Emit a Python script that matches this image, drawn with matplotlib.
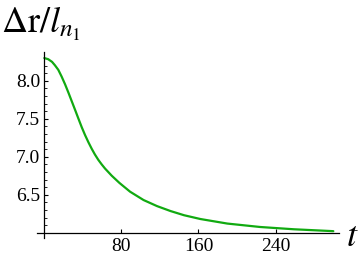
import numpy as np
import matplotlib
matplotlib.use("Agg")
import matplotlib.pyplot as plt
from matplotlib.ticker import FixedLocator

plt.rcParams["font.family"] = ["Liberation Serif", "DejaVu Serif"]
plt.rcParams["mathtext.fontset"] = "stix"

# values
t = [0, 4, 8, 11, 14.5, 18, 21.5, 25, 28.5, 32, 35.3, 38.8, 42.3, 45.8,
     49.2, 52.5, 56, 59.5, 63, 70, 78, 89, 103, 117, 131, 145, 162, 190,
     224, 259, 300]
dr = [8.30, 8.285, 8.25, 8.205, 8.145, 8.055, 7.955, 7.845, 7.73, 7.615,
      7.505, 7.39, 7.285, 7.19, 7.105, 7.03, 6.96, 6.90, 6.845, 6.75,
      6.655, 6.54, 6.43, 6.35, 6.285, 6.23, 6.18, 6.12, 6.075, 6.045, 6.02]

x_ticks = [80, 160, 240]
y_ticks = [6.5, 7.0, 7.5, 8.0]
y_minor = [6.1, 6.2, 6.3, 6.4, 6.6, 6.7, 6.8, 6.9, 7.1, 7.2, 7.3, 7.4,
           7.6, 7.7, 7.8, 7.9, 8.1, 8.2, 8.3]

fig = plt.figure(figsize=(3.6, 2.62), dpi=100)
ax = fig.add_axes([0.1036, 0.0916, 0.8384, 0.71])

ax.plot(t, dr, color="#11aa11", lw=1.6, solid_capstyle="round",
        solid_joinstyle="round")

ax.set_xlim(-7.3, 306)
ax.set_ylim(5.93, 8.38)

ax.spines["left"].set_position(("data", 0))
ax.spines["bottom"].set_position(("data", 6.0))
ax.spines["top"].set_visible(False)
ax.spines["right"].set_visible(False)
for s in ("left", "bottom"):
    ax.spines[s].set_linewidth(0.9)

ax.set_xticks(x_ticks)
ax.set_yticks(y_ticks)
ax.set_yticklabels(["6.5", "7.0", "7.5", "8.0"])
ax.yaxis.set_minor_locator(FixedLocator(y_minor))
ax.tick_params(which="major", direction="in", length=3.1, width=0.8,
               labelsize=14, pad=3)
ax.tick_params(which="minor", direction="in", length=1.8, width=0.6)
ax.tick_params(axis="x", pad=4)

fig.text(0.003, 0.874, r"$\Delta\mathrm{r}/l_{n_1}$", fontsize=26,
         ha="left", va="baseline")
fig.text(0.962, 0.062, r"$t$", fontsize=26, ha="left", va="baseline")

fig.savefig("out.png", dpi=100)
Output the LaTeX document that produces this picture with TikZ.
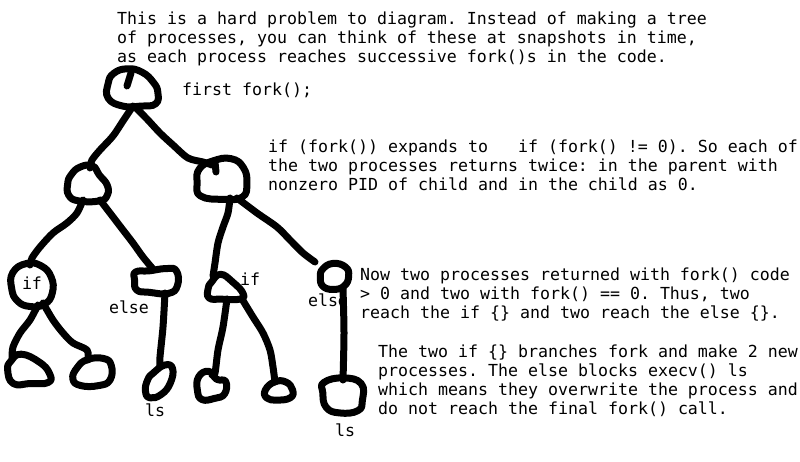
\documentclass[tikz,border=0pt]{standalone}
\usepackage{fontspec}
\setmonofont{DejaVu Sans Mono}
\newcommand{\mytt}{\ttfamily\fontsize{16.6pt}{19pt}\selectfont}
\tikzset{
  txt/.style={anchor=base west, inner sep=0pt, font=\mytt},
  lbl/.style={anchor=base, inner sep=0pt, font=\mytt},
  ink/.style={line width=7pt, line cap=round, line join=round, black},
}
\newcommand{\myblob}[3]{%
  \begin{scope}[shift={(#1,#2)}, scale=1.13, shift={(-#1,-#2)}]
    \draw[ink] plot[smooth cycle, tension=0.8] coordinates {#3};
  \end{scope}}
\begin{document}
\begin{tikzpicture}[x=1pt,y=-1pt]
\useasboundingbox (0,0) rectangle (800,462);
\fill[white] (0,0) rectangle (800,462);

% ---- blobs ----
\myblob{133}{88}{(111,84) (116,75) (128,71) (141,74) (151,83) (155,92) (153,102) (140,104) (124,104) (111,97)}
\draw[ink] (131,73) -- (127,86);
\myblob{88}{184}{(73,176) (81,169) (92,168) (98,176) (105,185) (105,194) (98,199) (80,199) (71,194) (70,184)}
\myblob{222}{179}{(202,170) (214,163) (230,161) (241,169) (244,183) (240,195) (223,197) (203,194) (200,182)}
\draw[ink] (215,162) -- (216,172);
\myblob{32}{285}{(15,274) (27,266) (40,268) (49,278) (50,292) (43,302) (30,304) (19,299) (14,288)}
\myblob{156}{281}{(138,273) (150,272) (165,270) (174,272) (175,285) (167,292) (150,291) (139,289) (137,280)}
\myblob{28}{370}{(13,362) (22,356) (38,363) (47,373) (46,381) (30,382) (15,382) (10,370)}
\myblob{92}{372}{(79,368) (88,361) (102,360) (109,366) (108,379) (98,384) (82,384) (75,378)}
\myblob{159}{382}{(154,374) (164,367) (171,370) (169,383) (161,393) (151,396) (147,390) (149,380)}
\myblob{225}{289}{(213,283) (221,276) (232,283) (241,293) (238,298) (222,298) (211,297) (210,289)}
\myblob{334}{277}{(324,270) (333,265) (344,268) (347,276) (343,285) (333,288) (324,285) (322,277)}
\myblob{211}{386}{(200,378) (209,373) (216,380) (224,382) (223,393) (214,397) (203,398) (199,390)}
\myblob{279}{391}{(267,390) (275,383) (285,383) (291,390) (289,397) (277,399) (268,397)}
\myblob{342}{396}{(326,384) (343,380) (359,385) (360,400) (356,409) (340,411) (328,406) (325,393)}

% ---- branches ----
\draw[ink] plot[smooth, tension=0.5] coordinates {(133,106) (123,121) (113,136) (100,150) (92,160) (90,168)};
\draw[ink] plot[smooth, tension=0.5] coordinates {(135,107) (147,119) (160,133) (173,145) (188,158) (203,162) (212,165)};
\draw[ink] plot[smooth, tension=0.5] coordinates {(83,200) (77,213) (67,223) (53,233) (40,247) (32,258) (30,265)};
\draw[ink] plot[smooth, tension=0.5] coordinates {(100,200) (110,213) (123,230) (133,243) (143,257) (153,269)};
\draw[ink] plot[smooth, tension=0.5] coordinates {(38,305) (30,320) (20,333) (13,347) (12,358)};
\draw[ink] plot[smooth, tension=0.5] coordinates {(43,303) (53,320) (63,333) (73,343) (87,350) (88,360)};
\draw[ink] plot[smooth, tension=0.5] coordinates {(165,293) (163,327) (160,357) (160,367)};
\draw[ink] plot[smooth, tension=0.5] coordinates {(230,198) (228,213) (223,227) (218,243) (215,263) (213,276)};
\draw[ink] plot[smooth, tension=0.5] coordinates {(237,198) (257,213) (277,227) (290,240) (303,253) (315,262)};
\draw[ink] plot[smooth, tension=0.5] coordinates {(227,299) (223,327) (218,350) (215,373) (212,375)};
\draw[ink] plot[smooth, tension=0.5] coordinates {(242,299) (253,317) (263,333) (270,350) (273,367) (275,382)};
\draw[ink] plot[smooth, tension=0.5] coordinates {(343,289) (344,333) (343,380)};

% ---- labels ----
\node[lbl] (if1) at (32,290) {if};
\node[lbl] (else1) at (129,313) {else};
\node[lbl] (ls1) at (155,416) {ls};
\node[lbl] (if2) at (250,285) {if};
\node[lbl] (else2) at (328,306) {else};
\node[lbl] (ls2) at (345,436) {ls};

% ---- text ----
\node[txt] (a1) at (117,24.5) {This is a hard problem to diagram. Instead of making a tree};
\node[txt] (a2) at (117,43.5) {of processes, you can think of these at snapshots in time,};
\node[txt] (a3) at (117,62.5) {as each process reaches successive fork()s in the code.};
\node[txt] (b1) at (182,95.5) {first fork();};
\node[txt] (c1) at (268,152.5) {if (fork()) expands to\ \ \ if (fork() != 0). So each of};
\node[txt] (c2) at (268,171.5) {the two processes returns twice: in the parent with};
\node[txt] (c3) at (268,190.5) {nonzero PID of child and in the child as 0.};
\node[txt] (d1) at (360,280.5) {Now two processes returned with fork() code};
\node[txt] (d2) at (360,299.5) {> 0 and two with fork() == 0. Thus, two};
\node[txt] (d3) at (360,318.5) {reach the if \{\} and two reach the else \{\}.};
\node[txt] (e1) at (378,357) {The two if \{\} branches fork and make 2 new};
\node[txt] (e2) at (378,376) {processes. The else blocks execv() ls};
\node[txt] (e3) at (378,395) {which means they overwrite the process and};
\node[txt] (e4) at (378,414) {do not reach the final fork() call.};
\end{tikzpicture}
\end{document}
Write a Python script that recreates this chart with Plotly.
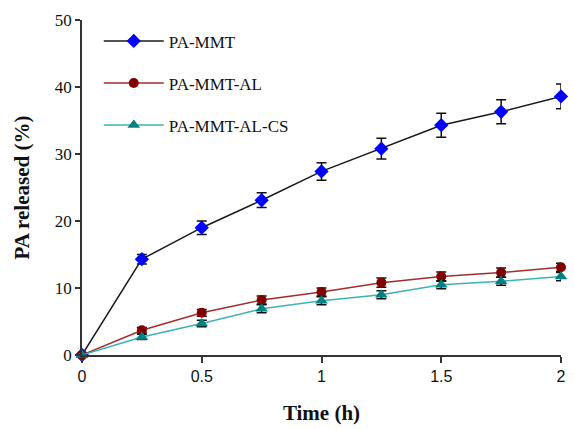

Task requirements → Only the lines from the top of the records through the line with "ax.set_ylim(5.93, 8.38)" belong in the copy; write them out exactly, leaving out pictures.

Result for this exercise →
Emit a Python script that matches this image, drawn with matplotlib.
import numpy as np
import matplotlib
matplotlib.use("Agg")
import matplotlib.pyplot as plt
from matplotlib.ticker import FixedLocator

plt.rcParams["font.family"] = ["Liberation Serif", "DejaVu Serif"]
plt.rcParams["mathtext.fontset"] = "stix"

# values
t = [0, 4, 8, 11, 14.5, 18, 21.5, 25, 28.5, 32, 35.3, 38.8, 42.3, 45.8,
     49.2, 52.5, 56, 59.5, 63, 70, 78, 89, 103, 117, 131, 145, 162, 190,
     224, 259, 300]
dr = [8.30, 8.285, 8.25, 8.205, 8.145, 8.055, 7.955, 7.845, 7.73, 7.615,
      7.505, 7.39, 7.285, 7.19, 7.105, 7.03, 6.96, 6.90, 6.845, 6.75,
      6.655, 6.54, 6.43, 6.35, 6.285, 6.23, 6.18, 6.12, 6.075, 6.045, 6.02]

x_ticks = [80, 160, 240]
y_ticks = [6.5, 7.0, 7.5, 8.0]
y_minor = [6.1, 6.2, 6.3, 6.4, 6.6, 6.7, 6.8, 6.9, 7.1, 7.2, 7.3, 7.4,
           7.6, 7.7, 7.8, 7.9, 8.1, 8.2, 8.3]

fig = plt.figure(figsize=(3.6, 2.62), dpi=100)
ax = fig.add_axes([0.1036, 0.0916, 0.8384, 0.71])

ax.plot(t, dr, color="#11aa11", lw=1.6, solid_capstyle="round",
        solid_joinstyle="round")

ax.set_xlim(-7.3, 306)
ax.set_ylim(5.93, 8.38)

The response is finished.